Mobile applications have the potential to turn credit unions into a ubiquitous, always-open financial presence.
On one hand, this enables credit unions to capitalize on the instant gratification mindset the connected age has wrought while cutting transaction costs. On the other, it has created a slew of ancillary issues, foremost being how to secure data collected remotely and how to make mobile an appealing option for both user and staff member.
According to a July 2015 report from KPMG, the total number of mobile users worldwide is projected to reach 1.8 billion by the end of the decade, and the availability of mobile options for this increasingly mobile population is a factor in deciding whether to change financial institutions.
At Interra Credit Union ($837.7M, Goshen, IN), mobile banking is a way to build loyalty and engagement, especially among coveted millennial and Gen X members and potential members.
Interra rolled out a mobile loan application platform in April 2015 that extends and unifies the credit union’s digital presence in a way that helped Interra increase remote loan applications by 50% in little more than a year.
And David Dekker, vice president of Interra’s INdirect Services, projects another 50% increase by this time next year. A key reason for this is because the credit union now offers a consistent interface for users regardless of device.

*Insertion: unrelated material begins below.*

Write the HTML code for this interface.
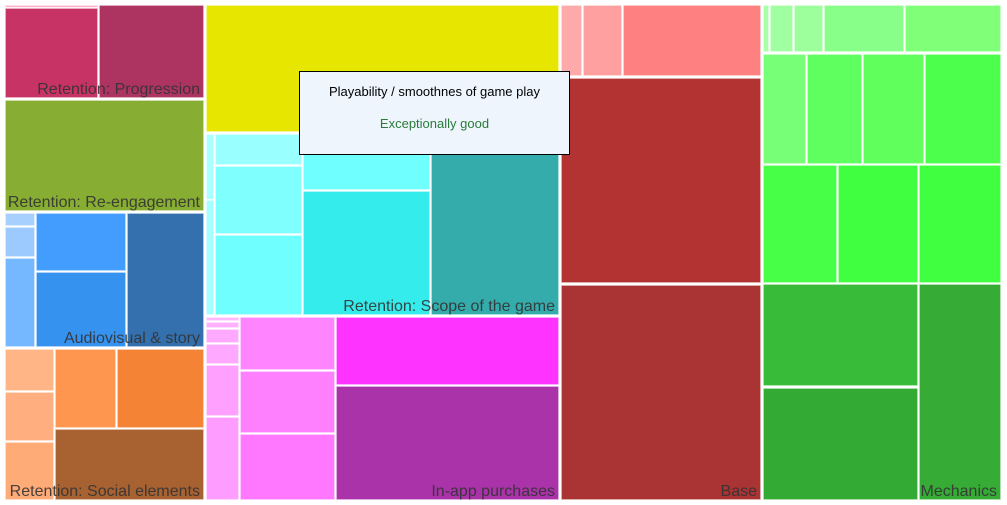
<!DOCTYPE html>
<html><head><meta charset="utf-8"><style>
body{margin:0;background:#fff;width:1007px;height:505px;overflow:hidden;font-family:"Liberation Sans",sans-serif}
svg{display:block}
.lbl{font-size:16px;fill:#333;fill-opacity:.9;text-anchor:end}
</style></head><body>
<svg id="tm" width="1007" height="505"></svg>
<div style="position:absolute;left:299px;top:71px;width:269px;height:82px;background:#eef5fd;border:1px solid #000;">
<div style="position:absolute;top:12px;width:100%;text-align:center;font-size:13px;color:#000">Playability / smoothnes of game play</div>
<div style="position:absolute;top:44px;width:100%;text-align:center;font-size:13px;color:#2a7a3a">Exceptionally good</div>
</div>
<script>
const groups=["Retention: Progression","Retention: Re-engagement","Audiovisual & story","Retention: Social elements","Retention: Scope of the game","In-app purchases","Base","Mechanics"];
const groupBounds=[[5,5,204,98],[5,100,204,211],[5,213,204,347],[5,349,204,500],[206,134,559,315],[206,317,559,500],[561,5,761,500],[763,5,1001,500]];
const leaves=[
[5,5,98,8,"#ffb0c8"],[5,8,98,98,"#c83366"],[99,5,204,98,"#ad3461"],
[5,100,204,211,"#87ad33"],
[5,213,35,226,"#a8d0ff"],[5,227,35,257,"#9ccaff"],[5,258,35,347,"#75b8ff"],[36,213,126,271,"#429dff"],[36,272,126,347,"#3692ef"],[127,213,204,347,"#3470ad"],
[5,349,54,391,"#ffb585"],[5,392,54,441,"#ffaf7f"],[5,442,54,500,"#ffab78"],[55,349,116,428,"#ff9650"],[117,349,204,428,"#f58336"],[55,429,204,500,"#a86231"],
[206,5,559,132,"#e6e600"],
[206,134,214,200,"#aaffff"],[206,200,214,315,"#a4ffff"],[215,134,302,165,"#99ffff"],[215,166,302,234,"#80ffff"],[215,235,302,315,"#70ffff"],[303,134,430,190,"#6fffff"],[303,191,430,315,"#35ecec"],[431,134,559,315,"#34acac"],
[206,317,239,321,"#ffb8ff"],[206,322,239,328,"#ffb0ff"],[206,329,239,343,"#ffaaff"],[206,344,239,364,"#ffa8ff"],[206,365,239,416,"#ffa0ff"],[206,417,239,500,"#ff9cff"],
[240,317,335,370,"#ff84ff"],[240,371,335,433,"#ff80ff"],[240,434,335,500,"#ff78ff"],[336,317,559,385,"#ff33ff"],[336,386,559,500,"#aa33aa"],
[561,5,582,76,"#ffaaaa"],[583,5,622,76,"#ffa0a0"],[623,5,761,76,"#ff8080"],[561,78,761,283,"#b33333"],[561,285,761,500,"#aa3333"],
[763,5,769,52,"#a8ffa8"],[770,5,793,52,"#a0ffa0"],[794,5,823,52,"#9cff9c"],[824,5,904,52,"#88ff88"],[905,5,1001,52,"#80ff78"],
[763,54,806,164,"#78ff78"],[807,54,862,164,"#60ff60"],[863,54,924,164,"#60ff5c"],[925,54,1001,164,"#4cff4c"],
[763,165,837,283,"#48ff48"],[838,165,918,283,"#40ff40"],[919,165,1001,283,"#40ff40"],
[763,284,918,386,"#38bb38"],[763,388,918,500,"#33aa33"],[919,284,1001,500,"#36ac36"]
];
const NS="http://www.w3.org/2000/svg",svg=document.getElementById('tm');
leaves.forEach((d,i)=>{const r=document.createElementNS(NS,'rect');
r.setAttribute('x',d[0]);r.setAttribute('y',d[1]);r.setAttribute('width',d[2]-d[0]);r.setAttribute('height',d[3]-d[1]);
r.setAttribute('fill',d[4]);r.setAttribute('stroke','#fff');r.setAttribute('stroke-opacity','0.8');r.setAttribute('stroke-width','1.5');


svg.appendChild(r);});
groups.forEach((g,i)=>{const b=groupBounds[i];const t=document.createElementNS(NS,'text');
t.setAttribute('x',b[2]-4);t.setAttribute('y',b[3]-4);t.setAttribute('class','lbl');t.textContent=g;


svg.appendChild(t);});
</script>
</body></html>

A key driver in getting someone to come back to our institution is giving them the same look and feel every time versus having Interra look different when they access it on different devices, Dekker says. With today’s generation, that can be a barrier. If the technology is not what they expect, what does that say about the other products and services we provide?
A New Standard
Implementing the new mobile loan platform created a centralized, standardized, nearly automated lending environment. It also offers controls Interra didn’t have previously.
For example, loan advisers were approving loans where the debt ratio was outside the credit union’s lending parameters or the credit score didn’t meet the threshold, says Vi Ryder, assistant vice president of lending operations. The new platform puts a block on such activity and has curtailed approval authority for loan advisers at individual branches.
Now, instead of loan advisers rendering decisions on applications, every application goes through underwriting. If a number is outside of the credit union’s lending parameters, the system flags it.
The platform has reduced Interra’s human resource expenditures and according to Dekker, the mobile and online app should lower branch-staffing needs but Interra still ensures there is ample human oversight and quality control.
We have a monthly report we review on instant decisions to make sure all the documentation adheres to what we need, Ryder says.
The Benefits Of Adoption
Dekker characterizes the out-of-the-gate adoption rate as slow, but increasing over time.
Month after month, we’ve seen adoption grow for people using those services, he says. We’ve seen a gradual increase over the past six months as both members and internal staff feel more comfortable [with the platform].
Chalk it up to the gradual giving way of a legacy mentality.
From a user standpoint, it’s way more streamlined and efficient, Ryder says.
And for staff, Ryder says the additional control the platform offers speaks for itself.
The report functionality is bar none, she explains. I can pull any data anytime. If I want to see how many online applications we received from 10 p.m. to midnight, I can find that out. I can see how many applications we approved but didn’t fund. If we can dream it, we can build it.
The Cost Benefit
According to Dekker, Interra has not yet noted a drastic increase in overall savings since implementing the new mobile loan application platform, but it’s still early and members are still getting comfortable with using it.
We’re wanting to be a leader in this space and be more progressive than some of our peers might be comfortable with.
We’re looking at longer-term benefits rather than an immediate drop-off in costs, the vice president says.
As for what it cost to add the new platform, Dekker says Interra mitigated the risk endemic in a core conversion by doing our due diligence and talking to other credit unions that use the MeridianLink LPQ platform Interra has deployed, and, overall, the credit union is happy with the process and results.
Currently, Interra is using the platform primarily for car loans and credit cards. Whether it offers other services, such as loans for small businesses, depends on how aggressive it wants to get.
It’s up the credit union how far we want to push the envelope, Dekker says. We don’t have any concrete plans for that now.
That might not be the case for long.
We’re known as an industry that’s a little slow to react to change, the Interra vice president adds. From our perspective, we’re wanting to be a leader in this space and be more progressive than some of our peers might be comfortable with.